No Waiver of Objection to Venue
The Southern District of Ohio granted Defendant Ranir’s motion to dismiss for improper venue in Procter & Gamble Company v. Ranir, LLC, 1-17-cv-00185 (S.D. Ohio Aug. 17, 2017) (Order, Judge Timothy S. Black, Dkt. 36). In response to Ranir’s motion, Plaintiff Procter & Gamble argued that the Supreme Court’s TC Heartland decision did not apply retroactively to the case and that Ranir had waived its improper venue defense by not challenging personal jurisdiction in its initial motion to dismiss. The court disagreed, concluding that the TC Heartland decision applies to all open patent infringement cases and that objecting to personal jurisdiction is not necessary to challenge venue. For a full summary of the case, please see Objecting to Personal Jurisdiction Does Not Preserve Venue Defense; Waiver of Personal Jurisdiction Objection Does Not Establish Venue.

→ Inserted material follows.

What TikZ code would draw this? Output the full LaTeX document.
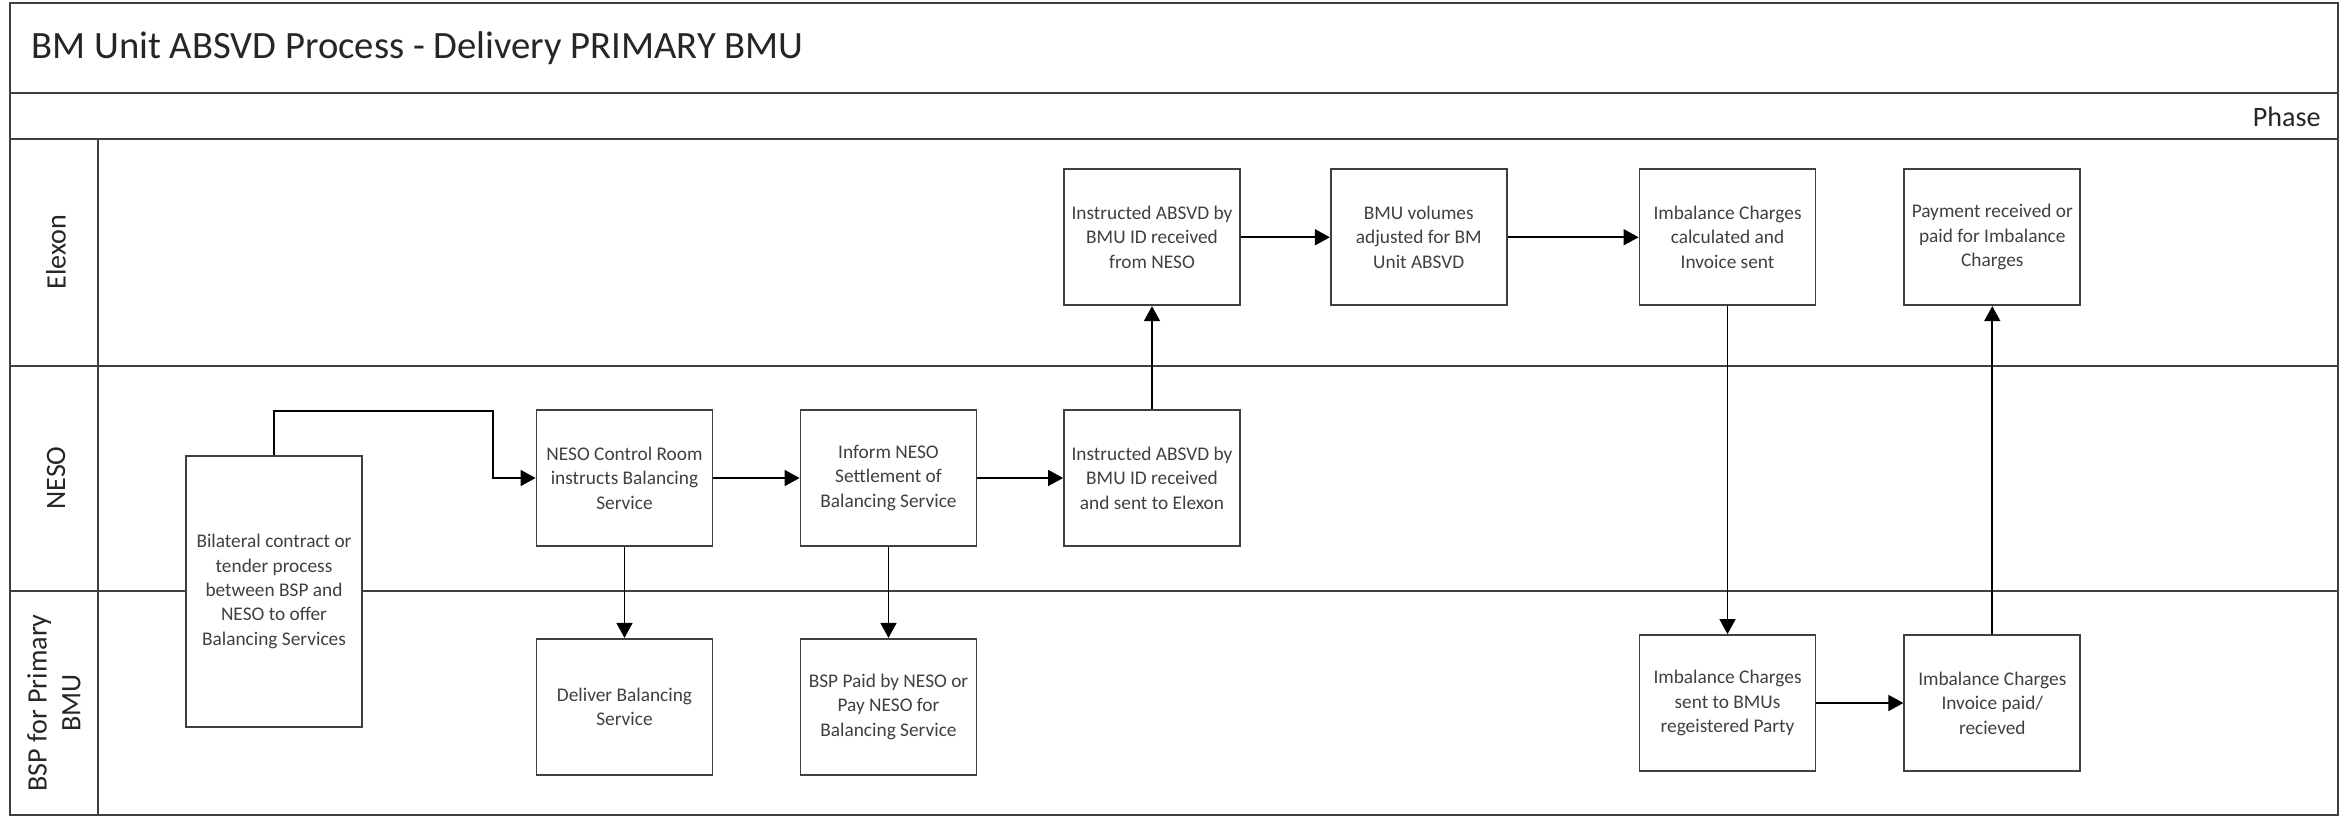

In Nitto Denko Corp. v. Hutchinson Technology Inc., 2:16-cv-03595 (D.N.J. Aug. 22, 2017) (Order, Judge Claire C. Cecchi, Dkt. 105), the court allowed the defendant to amend its pending motion to dismiss to include a claim for improper venue. The court found that the defendant had not waived its improper venue defense because the Supreme Court’s TC Heartland decision represented a “sea change” in the law of patent infringement venue, and therefore the defense was not available at the time of the initial motion.
In Orthosie Systems, LLC v. Redtail Telematics, Corp., 4:16-cv-00927 (E.D. Tex. Aug. 22, 2017) (Order, Judge Amos L. Mazzant, III, Dkt. 31), the court granted the defendant’s motion to transfer for improper venue. The plaintiff sued the defendant for patent infringement and the defendant filed an answer soon thereafter generally denying venue. Later, after the Supreme Court’s TC Heartland decision issued, the defendant moved to transfer for improper venue. The court found that the motion to transfer was still timely because defendant’s general objection to venue in its answer preserved its improper venue defense. The court also granted the transfer because the plaintiff did not respond to the defendant’s improper venue assertions on the merits.
Discovery Regarding Venue
In RegenLab USA LLC v. Estar Technologies Ltd., 1:16-cv-08771 (S.D.N.Y Aug. 17, 2017) (Order, Judge Andrew L. Carter, Jr., Dkt. 102), the court granted the plaintiff’s requests for discovery in connection with the defendants’ motion to dismiss for improper venue. With respect to what constitutes a “regular and established place of business,” the court noted that prior decisions “suggest that the lack of a defendant-owned or controlled property in the district is not always dispositive.” Therefore, the court ordered for “supplemental declarations that go into greater detail regarding the nature of their employees’ and sales representatives’ roles and duties and their relationship to the respective companies” to aid in evaluating the pending motion to dismiss.